Recorded information –
⟨

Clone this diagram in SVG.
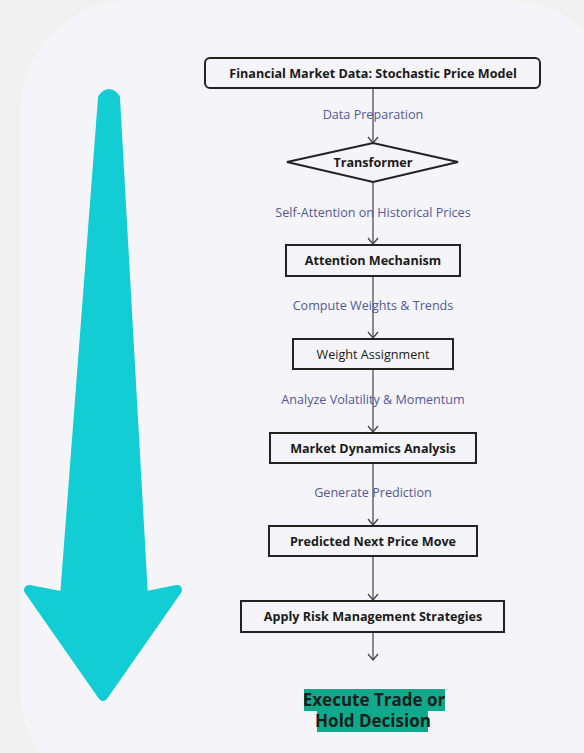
<svg xmlns="http://www.w3.org/2000/svg" width="584" height="753" viewBox="0 0 584 753">
<defs>
<style>
.node{fill:none;stroke:#222;stroke-width:2}
.t{font-family:"Open Sans","Liberation Sans",sans-serif;font-size:12.6px;fill:#1a1a1a;text-anchor:middle;dominant-baseline:central}
.b{font-weight:700}
.lbl{font-family:"Open Sans","Liberation Sans",sans-serif;font-size:12.6px;fill:#52589c;text-anchor:middle;dominant-baseline:central}
.edge{stroke:#444;stroke-width:1.2;fill:none}
</style>
<marker id="ah" markerWidth="10" markerHeight="12" refX="8" refY="6" orient="auto" markerUnits="userSpaceOnUse" viewBox="0 0 10 12">
<path d="M2,1 L8,6 L2,11" fill="none" stroke="#444" stroke-width="1.3"/>
</marker>
</defs>
<rect width="584" height="753" fill="#f1f1f1"/>
<rect x="20" y="1" width="600" height="800" rx="110" fill="#f5f5f9"/>
<g id="big-arrow">
<path d="M103,98 Q109,90 115,98 L143,597 L177,590 L103,696 L29,590 L65,597 Z" fill="#13cdd4" stroke="#13cdd4" stroke-width="10" stroke-linejoin="round"/>
</g>
<g id="connectors">
<line class="edge" x1="373" y1="88" x2="373" y2="143" marker-end="url(#ah)"/>
<line class="edge" x1="373" y1="182" x2="373" y2="244" marker-end="url(#ah)"/>
<line class="edge" x1="373" y1="276" x2="373" y2="338" marker-end="url(#ah)"/>
<line class="edge" x1="373" y1="369" x2="373" y2="432" marker-end="url(#ah)"/>
<line class="edge" x1="373" y1="463" x2="373" y2="525" marker-end="url(#ah)"/>
<line class="edge" x1="373" y1="556" x2="373" y2="600" marker-end="url(#ah)"/>
<line class="edge" x1="373" y1="632" x2="373" y2="660" marker-end="url(#ah)"/>
<text class="lbl" x="373" y="114">Data Preparation</text>
<text class="lbl" x="373" y="212">Self-Attention on Historical Prices</text>
<text class="lbl" x="373" y="305">Compute Weights &amp; Trends</text>
<text class="lbl" x="373" y="399">Analyze Volatility &amp; Momentum</text>
<text class="lbl" x="373" y="492">Generate Prediction</text>
</g>
<g id="n1">
<rect class="node" x="205" y="58" width="335" height="30" rx="5"/>
<text class="t b" x="373" y="73">Financial Market Data: Stochastic Price Model</text>
</g>
<g id="n2">
<polygon class="node" points="287,162 373,143 458,162 373,182"/>
<text class="t b" x="373" y="162">Transformer</text>
</g>
<g id="n3">
<rect class="node" x="286" y="245" width="174" height="31"/>
<text class="t b" x="373" y="260.5">Attention Mechanism</text>
</g>
<g id="n4">
<rect class="node" x="293" y="339" width="160" height="30"/>
<text class="t" x="373" y="354">Weight Assignment</text>
</g>
<g id="n5">
<rect class="node" x="270" y="433" width="206" height="30"/>
<text class="t b" x="373" y="448">Market Dynamics Analysis</text>
</g>
<g id="n6">
<rect class="node" x="269" y="526" width="208" height="30"/>
<text class="t b" x="373" y="541">Predicted Next Price Move</text>
</g>
<g id="n7">
<rect class="node" x="241" y="601" width="263" height="31"/>
<text class="t b" x="373" y="616.5">Apply Risk Management Strategies</text>
</g>
<g id="n8">
<rect x="304" y="689" width="141" height="22" fill="#10a98b"/>
<rect x="317" y="711" width="111" height="21" fill="#10a98b"/>
<text x="374" y="706" font-family="'Open Sans','Liberation Sans',sans-serif" font-size="17" font-weight="700" fill="#14211f" text-anchor="middle">Execute Trade or</text>
<text x="373" y="727" font-family="'Open Sans','Liberation Sans',sans-serif" font-size="17" font-weight="700" fill="#14211f" text-anchor="middle">Hold Decision</text>
</g>
</svg>
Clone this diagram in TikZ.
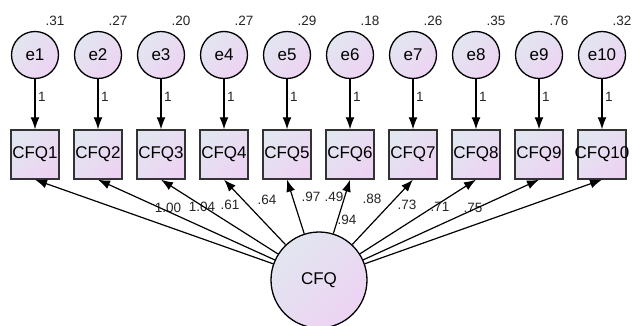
\documentclass[tikz,border=0pt]{standalone}
\usepackage{fontspec}
\setmainfont{Liberation Sans}
\usetikzlibrary{arrows.meta,positioning}
\definecolor{semtop}{HTML}{E2E6F0}
\definecolor{sembot}{HTML}{EDD3F3}
\tikzset{
err_node/.style={
	% The shape:
	circle,
	% The size:
	minimum size=47pt, inner sep=0pt,
	% The border:
	line width=1.3pt,
	draw=black,
	% The filling:
	top color=semtop,
	bottom color=sembot,
	% light blue at the top left, lilac at the bottom right
	shading angle=45,
	% Font
	font=\fontsize{17}{20}\selectfont
},
lat_node/.style={
	err_node,
	minimum size=96pt
},
obs_box/.style={
	% The shape:
	rectangle,
	% The size:
	minimum width=48pt, minimum height=49pt, inner sep=0pt,
	% The border:
	line width=1.4pt,
	draw=black!80,
	% The filling:
	top color=semtop,
	bottom color=sembot,
	shading angle=45,
	% Font
	font=\fontsize{17}{20}\selectfont
},
path_arrow/.style={line width=1.2pt, -{Latex[length=12pt,width=9pt]}},
est_lbl/.style={inner sep=1pt, text=black!85, font=\fontsize{13.5}{15}\selectfont}
}

\begin{document}
\begin{tikzpicture}[x=1pt, y=1pt]
	\useasboundingbox[fill=white] (0,0) rectangle (632,325);
	% latent factor
	\node[lat_node] (cfq) at (319,45) {CFQ};
	% error terms, items and their paths
	\foreach \i/\var in {1/.31, 2/.27, 3/.20, 4/.27, 5/.29, 6/.18, 7/.26, 8/.35, 9/.76, 10/.32} {
		\pgfmathsetmacro\xx{35+63*(\i-1)}
		\node[err_node] (e\i) at (\xx,270) {e\i};
		\node[est_lbl] (v\i) at (\xx+20,304) {\var};
		\node[obs_box] (q\i) at (\xx,170.5) {\makebox[0pt]{CFQ\i}};
		\draw[path_arrow] (e\i) -- node[pos=0.36, right=1.5pt, est_lbl] (one\i) {1} (q\i);
	}
	% factor loadings
	\foreach \i/\ld/\lx/\ly in {1/1.00/168/117, 2/1.04/202/118, 3/.61/230/120,
		4/.64/267/125, 5/.97/311/128, 6/.49/334/128, 7/.94/347/105,
		8/.88/372/126, 9/.73/407/120, 10/.71/440/118} {
		\node[est_lbl] (ld\i) at (\lx,\ly) {\ld};
	}
	\node[est_lbl] (ld11) at (473,117) {.75};
	\foreach \i in {1,...,10}
		\draw[path_arrow] (cfq) -- (q\i.south);
\end{tikzpicture}
\end{document}
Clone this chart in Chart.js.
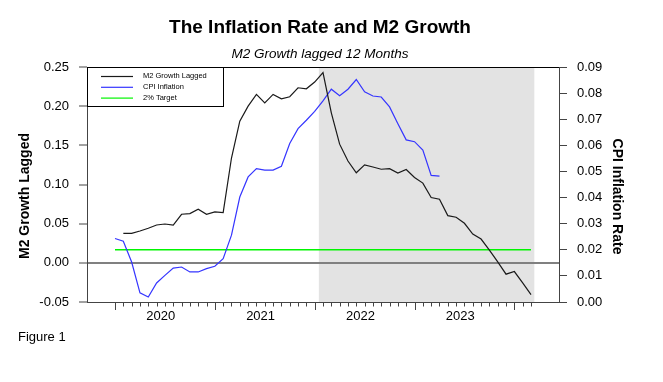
<!DOCTYPE html>
<html lang="en">
<head>
  <meta charset="UTF-8">
  <title>The Inflation Rate and M2 Growth</title>
  <script src="https://cdn.jsdelivr.net/npm/chart.js"></script>
  <style>
    body { margin: 0; background: #fff; }
    #wrap { width: 663px; height: 382px; }
  </style>
</head>
<body>
<div id="wrap"><canvas id="chart" width="663" height="382"></canvas></div>

<script>
  // x is a month index: 0 = Jan 2020
  const years = ['2020', '2021', '2022', '2023'];

  const m2Start = 1; // Feb 2020
  const m2Lagged = [
    0.0377, 0.0377, 0.0406, 0.0441, 0.0483, 0.0496, 0.0483, 0.0620, 0.0628, 0.0684, 0.0620, 0.0650, 0.0641,
    0.1338, 0.1808, 0.2000, 0.2150, 0.2043, 0.2150, 0.2094, 0.2120, 0.2235, 0.2222, 0.2308, 0.2428,
    0.1915, 0.1515, 0.1300, 0.1150, 0.1250, 0.1223, 0.1195, 0.1203, 0.1146, 0.1192, 0.1090, 0.1018,
    0.0833, 0.0812, 0.0603, 0.0582, 0.0505, 0.0368, 0.0304, 0.0163, 0.0013, -0.0145, -0.0111, -0.0256, -0.0406
  ];

  const cpiStart = 0; // Jan 2020
  const cpiInflation = [
    0.0243, 0.0233, 0.0153, 0.0035, 0.0019, 0.0073, 0.0102, 0.0130, 0.0134, 0.0115, 0.0115, 0.0128,
    0.0137, 0.0166, 0.0256, 0.0402, 0.0479, 0.0511, 0.0505, 0.0505, 0.0520, 0.0607, 0.0664, 0.0696,
    0.0730, 0.0770, 0.0815, 0.0790, 0.0815, 0.0852, 0.0805, 0.0789, 0.0785, 0.0747, 0.0683, 0.0621,
    0.0614, 0.0582, 0.0485, 0.0482
  ];

  const targetRate = 0.02;
  const targetSpan = [0, 50];
  const shadeSpan = [24.5, 50.4];
  const monthTicks = 50;

  const seriesColors = ['#1a1a1a', '#3535ff', '#00f500'];

  const fmt = v => (Math.abs(v) < 1e-9 ? 0 : v).toFixed(2);

  // shading, month ticks, frame, legend and the text around the plot
  const decor = {
    id: 'decor',
    beforeDraw(chart) {
      const { ctx, chartArea: a, scales: { x } } = chart;
      const x0 = x.getPixelForValue(shadeSpan[0]);
      const x1 = x.getPixelForValue(shadeSpan[1]);
      ctx.save();
      ctx.fillStyle = '#e3e3e3';
      ctx.fillRect(x0, a.top, x1 - x0, a.bottom - a.top);
      ctx.restore();
    },
    afterDraw(chart) {
      const { ctx, chartArea: a, scales: { x } } = chart;
      ctx.save();

      // month ticks below the axis
      ctx.strokeStyle = '#444';
      ctx.lineWidth = 1;
      for (let i = 0; i <= monthTicks; i++) {
        const px = Math.round(x.getPixelForValue(i)) + 0.5;
        ctx.beginPath();
        ctx.moveTo(px, a.bottom);
        ctx.lineTo(px, a.bottom + (i % 12 === 0 ? 8 : 4.5));
        ctx.stroke();
      }

      // top frame
      ctx.strokeStyle = '#000';
      ctx.beginPath();
      ctx.moveTo(a.left, a.top + 0.5);
      ctx.lineTo(a.right, a.top + 0.5);
      ctx.stroke();

      // legend box
      const lx = a.left, ly = a.top;
      ctx.fillStyle = '#fff';
      ctx.fillRect(lx, ly, 136, 39);
      ctx.strokeStyle = '#000';
      ctx.strokeRect(lx + 0.5, ly + 0.5, 136, 39);
      ctx.font = '7.5px "Liberation Sans", Arial, sans-serif';
      ctx.textBaseline = 'middle';
      ctx.textAlign = 'left';
      chart.data.datasets.forEach((ds, i) => {
        const yy = ly + 9.5 + i * 10.8;
        ctx.strokeStyle = ds.borderColor;
        ctx.lineWidth = 1.2;
        ctx.beginPath();
        ctx.moveTo(lx + 14, yy);
        ctx.lineTo(lx + 46, yy);
        ctx.stroke();
        ctx.fillStyle = '#000';
        ctx.fillText(ds.label, lx + 56, yy - 0.5);
      });

      // titles
      ctx.fillStyle = '#000';
      ctx.textAlign = 'center';
      ctx.textBaseline = 'alphabetic';
      ctx.font = 'bold 19px "Liberation Sans", Arial, sans-serif';
      ctx.fillText('The Inflation Rate and M2 Growth', 320, 33);
      ctx.font = 'italic 13.5px "Liberation Sans", Arial, sans-serif';
      ctx.fillText('M2 Growth lagged 12 Months', 320, 57.5);

      // axis titles
      ctx.font = 'bold 14px "Liberation Sans", Arial, sans-serif';
      ctx.textBaseline = 'middle';
      ctx.save();
      ctx.translate(25.5, 196);
      ctx.rotate(-Math.PI / 2);
      ctx.fillText('M2 Growth Lagged', 0, 0);
      ctx.restore();
      ctx.save();
      ctx.translate(616.5, 196.5);
      ctx.rotate(Math.PI / 2);
      ctx.fillText('CPI Inflation Rate', 0, 0);
      ctx.restore();

      ctx.textAlign = 'left';
      ctx.textBaseline = 'alphabetic';
      ctx.font = '13px "Liberation Sans", Arial, sans-serif';
      ctx.fillText('Figure 1', 18, 340.5);

      ctx.restore();
    }
  };

  const tickFont = { family: '"Liberation Sans", Arial, sans-serif', size: 13 };

  new Chart(document.getElementById('chart'), {
    type: 'line',
    data: {
      datasets: [
        {
          label: 'M2 Growth Lagged',
          data: m2Lagged.map((v, i) => ({ x: m2Start + i, y: v })),
          yAxisID: 'y',
          borderColor: seriesColors[0],
          borderWidth: 1.2,
          pointRadius: 0
        },
        {
          label: 'CPI Inflation',
          data: cpiInflation.map((v, i) => ({ x: cpiStart + i, y: v })),
          yAxisID: 'y1',
          borderColor: seriesColors[1],
          borderWidth: 1.2,
          pointRadius: 0
        },
        {
          label: '2% Target',
          data: targetSpan.map(m => ({ x: m, y: targetRate })),
          yAxisID: 'y1',
          borderColor: seriesColors[2],
          borderWidth: 1.5,
          pointRadius: 0
        }
      ]
    },
    options: {
      responsive: false,
      animation: false,
      layout: { padding: { top: 67, left: 0, right: 0, bottom: 0 } },
      plugins: {
        legend: { display: false },
        tooltip: { enabled: false }
      },
      scales: {
        x: {
          type: 'linear',
          min: -3.365,
          max: 53.365,
          afterFit(s) { s.height = 80; },
          afterBuildTicks(s) {
            s.ticks = years.map((_, i) => ({ value: i * 12 + 5.5 }));
          },
          ticks: {
            autoSkip: false,
            maxRotation: 0,
            padding: 7,
            color: '#000',
            font: tickFont,
            callback: v => years[Math.round((v - 5.5) / 12)]
          },
          grid: { drawOnChartArea: false, drawTicks: false },
          border: { color: '#444' }
        },
        y: {
          position: 'left',
          min: -0.05,
          max: 0.25,
          afterFit(s) { s.width = 87; },
          ticks: {
            stepSize: 0.05,
            padding: 10,
            color: '#000',
            font: tickFont,
            callback: fmt
          },
          grid: {
            color: c => (c.tick && Math.abs(c.tick.value) < 1e-9 ? '#808080' : 'rgba(0,0,0,0)'),
            lineWidth: 2,
            tickColor: '#444',
            tickWidth: 1,
            tickLength: 8
          },
          border: { color: '#444' }
        },
        y1: {
          position: 'right',
          min: 0,
          max: 0.09,
          afterFit(s) { s.width = 104; },
          ticks: {
            stepSize: 0.01,
            padding: 10,
            color: '#000',
            font: tickFont,
            callback: fmt
          },
          grid: { drawOnChartArea: false, tickColor: '#444', tickLength: 8 },
          border: { color: '#444' }
        }
      }
    },
    plugins: [decor]
  });
</script>
</body>
</html>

⟩

Goal –
Copy out exactly the material that runs from the line with "Clone this chart in Chart.js." to the line with "const years = ['2020', '2021', '2022', '2023'];", ends included, and leave the pictures behind.

Result –
Clone this chart in Chart.js.
<!DOCTYPE html>
<html lang="en">
<head>
  <meta charset="UTF-8">
  <title>The Inflation Rate and M2 Growth</title>
  <script src="https://cdn.jsdelivr.net/npm/chart.js"></script>
  <style>
    body { margin: 0; background: #fff; }
    #wrap { width: 663px; height: 382px; }
  </style>
</head>
<body>
<div id="wrap"><canvas id="chart" width="663" height="382"></canvas></div>

<script>
  // x is a month index: 0 = Jan 2020
  const years = ['2020', '2021', '2022', '2023'];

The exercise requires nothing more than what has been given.